The band has fought the federal government for 50 years in an effort to
secure a land settlement.

The band has repeatedly turned down the federal government's "final
offer" of $45 million and 246 square km for a reserve at Lubicon Lake,
about 350 km northwest of Edmonton, since it was first presented in 1989.

* * * * *

Attachment #4:

Transcript of CBC Radio News Broadcast (7:30 A.M.)
Saturday, November 16, 1991

CBC News

The Chief of the Lubicon Indians is calling on Canadians to defeat Brian
Mulroney in the next Federal election. Chief Bernard Ominayak, speaking
in Edmonton last night, said Mulroney's Tories have done nothing to help
Native people, and they've got to go. Byron Christopher reports.

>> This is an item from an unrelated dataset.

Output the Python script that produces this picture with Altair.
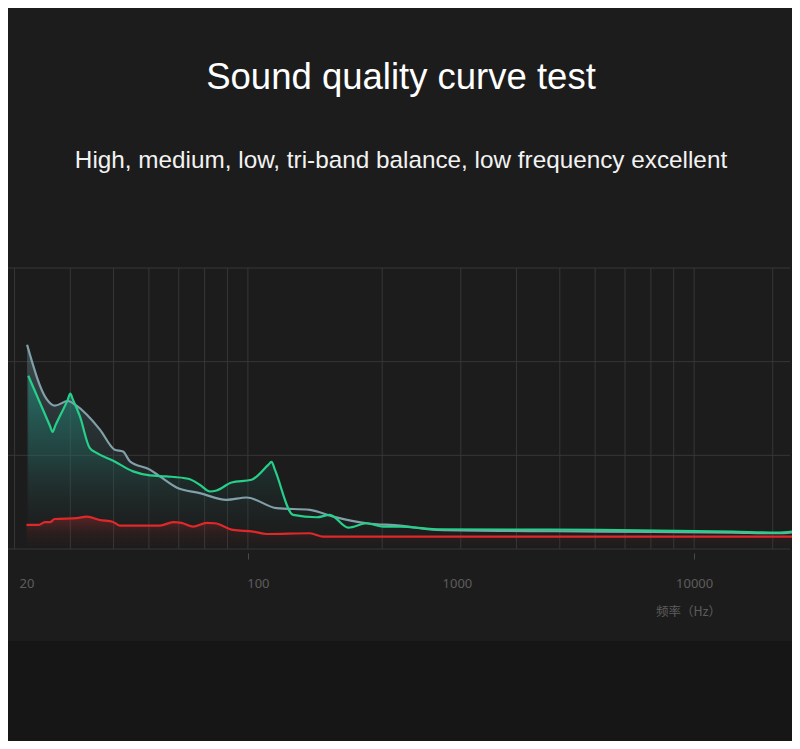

Byron Christopher, CBC News

Chief Ominayak spoke to about 200 people at the Provincial Museum. He
stood at the podium, wearing his familiar black baseball cap, and told an
audience for the umpteenth time how the Federal Government has jacked his
people around over the years. After more than half a century, the
Lubicon Cree are still waiting for Ottawa to make good on a promise for a
reserve. The Band proposed an economic development scheme so its members
could have employment, but the Government turned that down. Meanwhile,
companies continue helping themselves to oil from land never given up by
the Lubicon. And a lot of oil: more than a million dollars' worth every
day. Not one nickel of that oil money has gone to the Lubicon. None of
it is being held in trust, either. The Mulroney Government does not want
to pay the Lubicon Nation any compensation. Ominayak said Mulroney has
not played fair with the Lubicon, nor with any of Canada's aboriginal
people.

Chief Bernard Ominayak, Lubicon Lake Indian Nation

We've tried every possible way that we can think of. I think at this
point there's not really anything we can do with the Federal Government
and the people who are heading the Federal Government but replace them.

Christopher

When the evening ended, Ominayak was given a standing ovation. There are
no talks scheduled between the Lubicon Nation and the Federal Government.
Talks broke down nearly 3 years ago.